Genotype to phenotype mapping and the fitness landscape of the E. coli lac promoter

TL;DR

This study constructs a detailed genotype-to-phenotype map for the E. coli lac promoter, revealing the roles of additive effects and pairwise epistasis in shaping the fitness landscape, with implications for understanding gene regulation.

Contribution

The paper introduces a high-throughput approach to map the fitness landscape of the lac promoter, quantifying epistatic interactions and identifying regulatory mechanisms without complex optimization.

Findings

Additive effects explain about two-thirds of phenotype variance.

Pairwise epistasis accounts for 7-15% of variance.
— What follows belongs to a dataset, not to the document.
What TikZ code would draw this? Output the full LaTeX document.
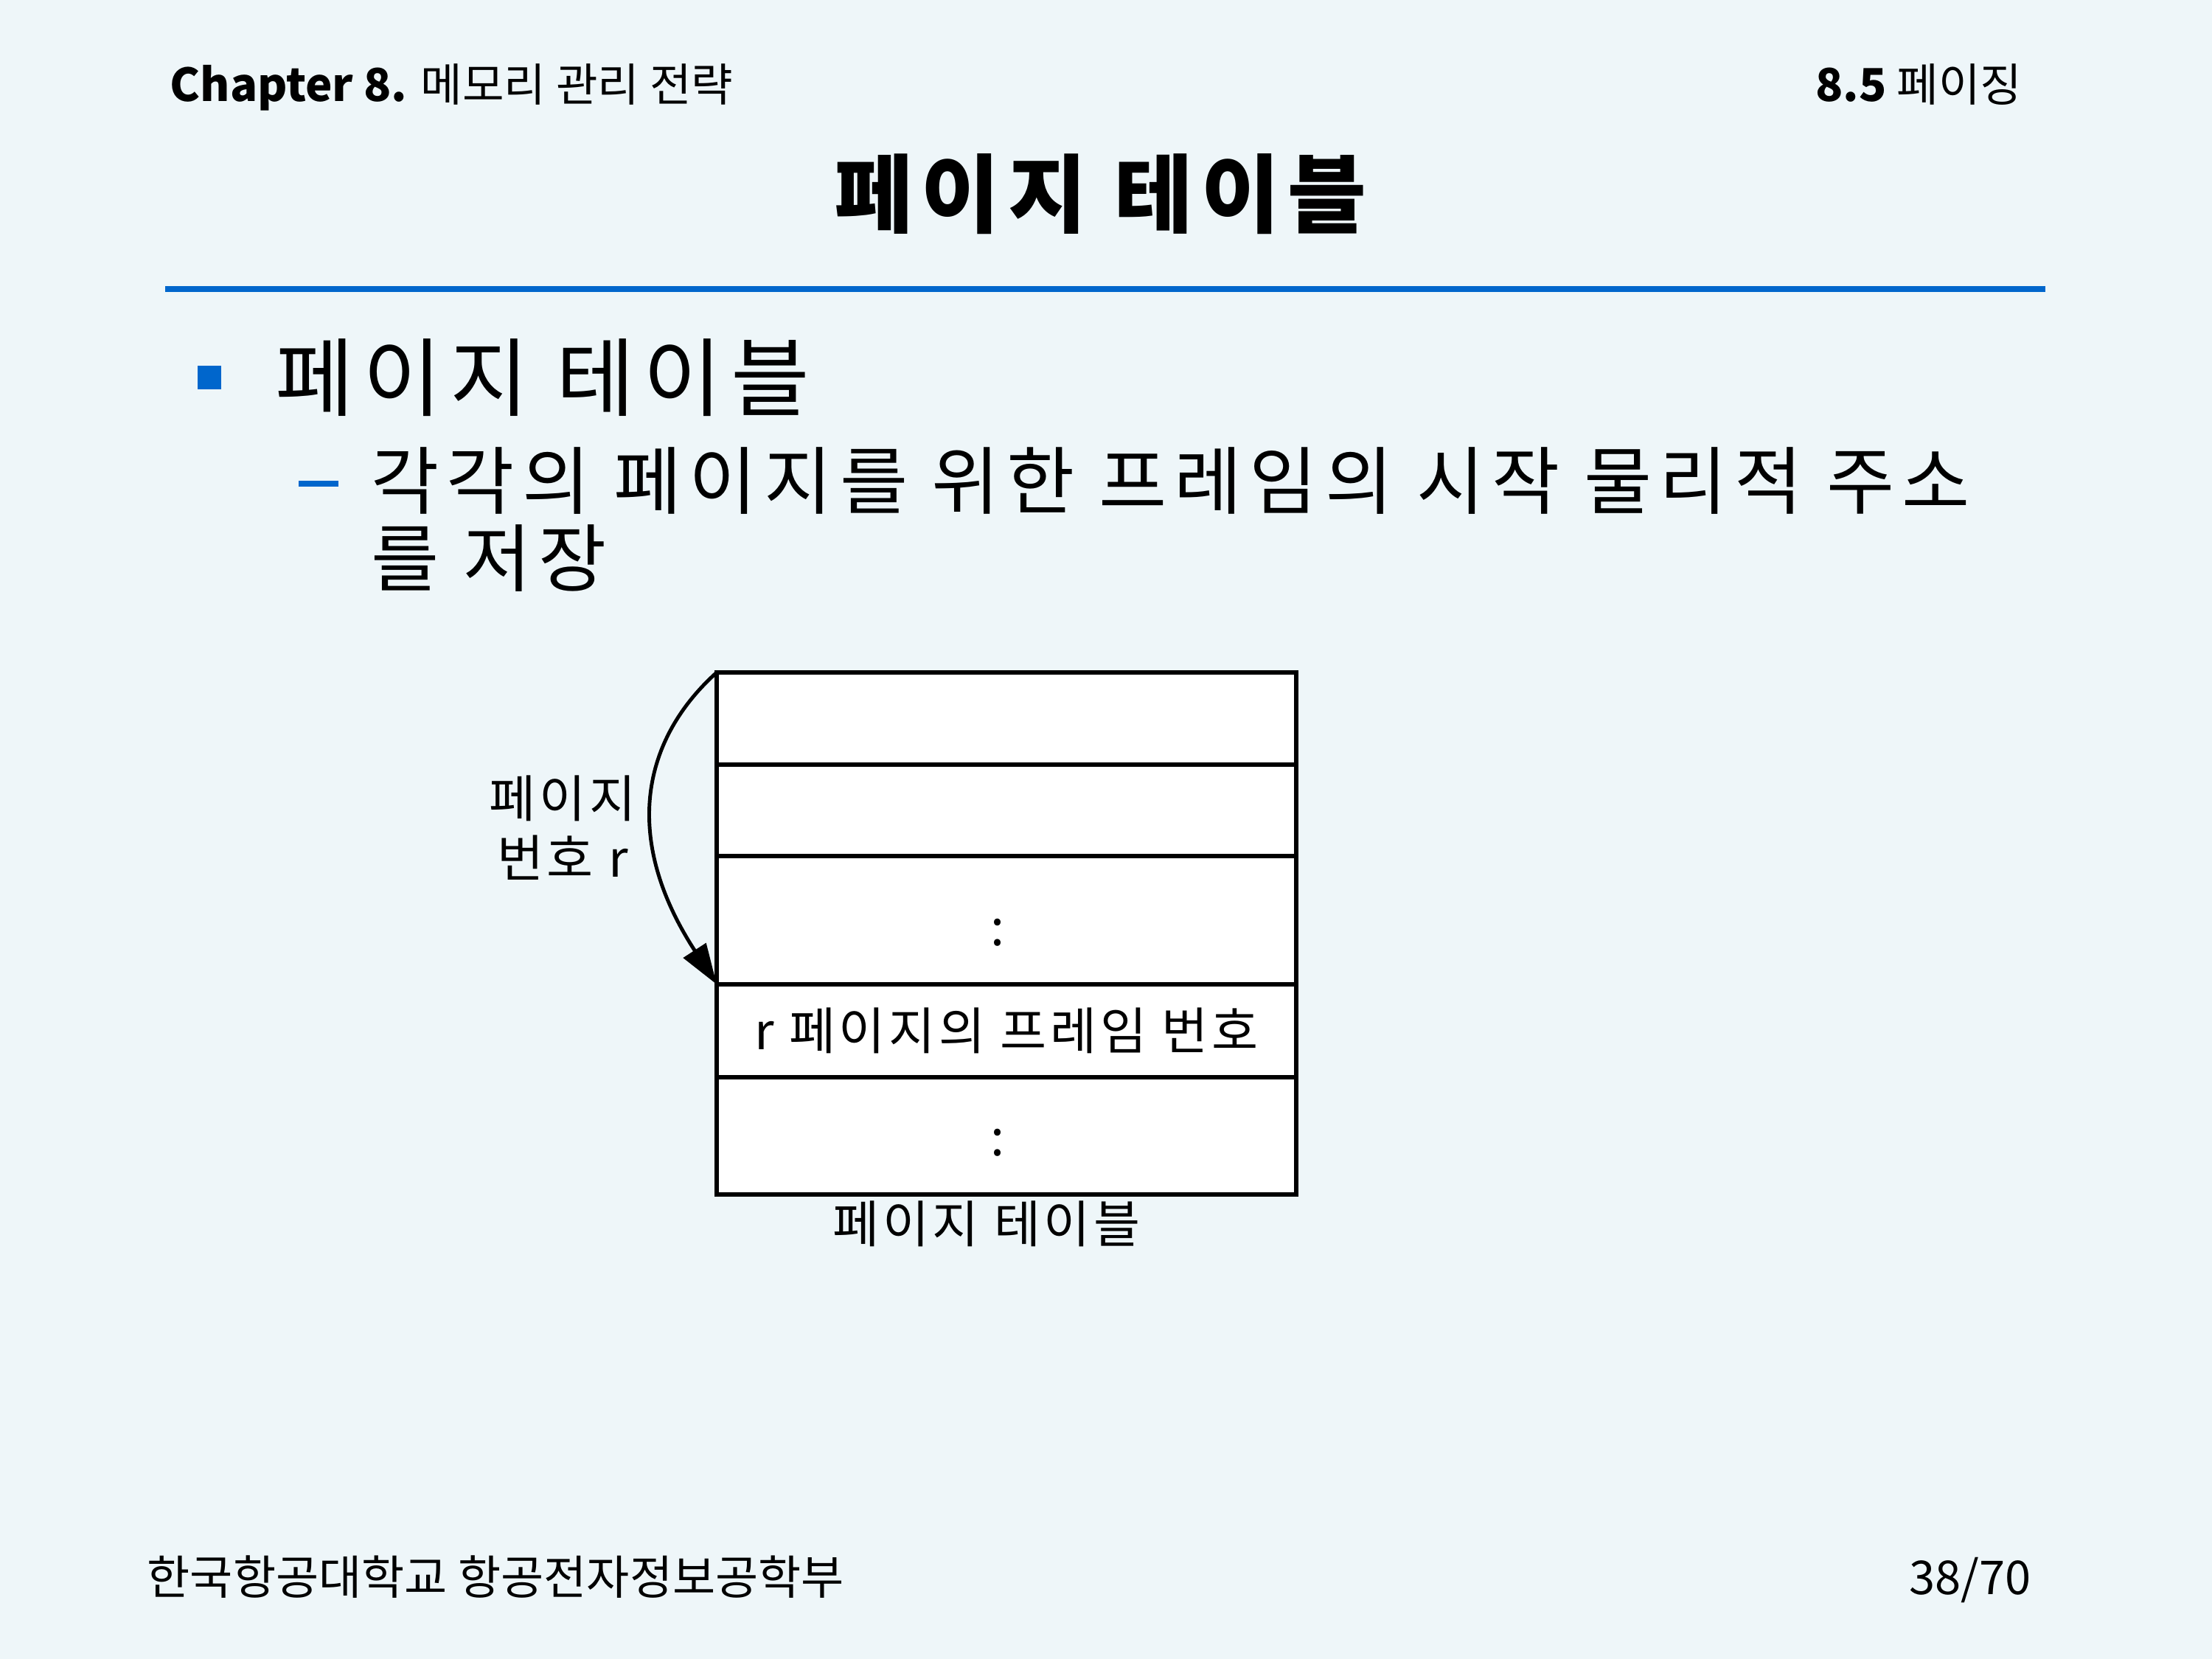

The fitness landscape is essentially single peaked with minimal higher-order epistasis.

Abstract

Genotype-to-phenotype maps and the related fitness landscapes that include epistatic interactions are difficult to measure because of their high dimensional structure. Here we construct such a map using the recently collected corpora of high-throughput sequence data from the 75 base pairs long mutagenized E. coli lac promoter region, where each sequence is associated with its phenotype, the induced transcriptional activity measured by a fluorescent reporter. We find that the additive (non-epistatic) contributions of individual mutations account for about two-thirds of the explainable phenotype variance, while pairwise epistasis explains about 7% of the variance for the full mutagenized sequence and about 15% for the subsequence associated with protein binding sites. Surprisingly, there is no evidence for third order epistatic contributions, and our inferred fitness landscape is essentially single peaked, with a small amount of antagonistic epistasis. There is a significant selective pressure on the wild type, which we deduce to be multi-objective optimal for gene expression in environments with different nutrient sources. We identify transcription factor (CRP) and RNA polymerase binding sites in the promotor region and their interactions without difficult optimization steps. In particular, we observe evidence for previously unexplored genetic regulatory mechanisms, possibly kinetic in nature. We conclude with a cautionary note that inferred properties of fitness landscapes may be severely influenced by biases in the sequence data.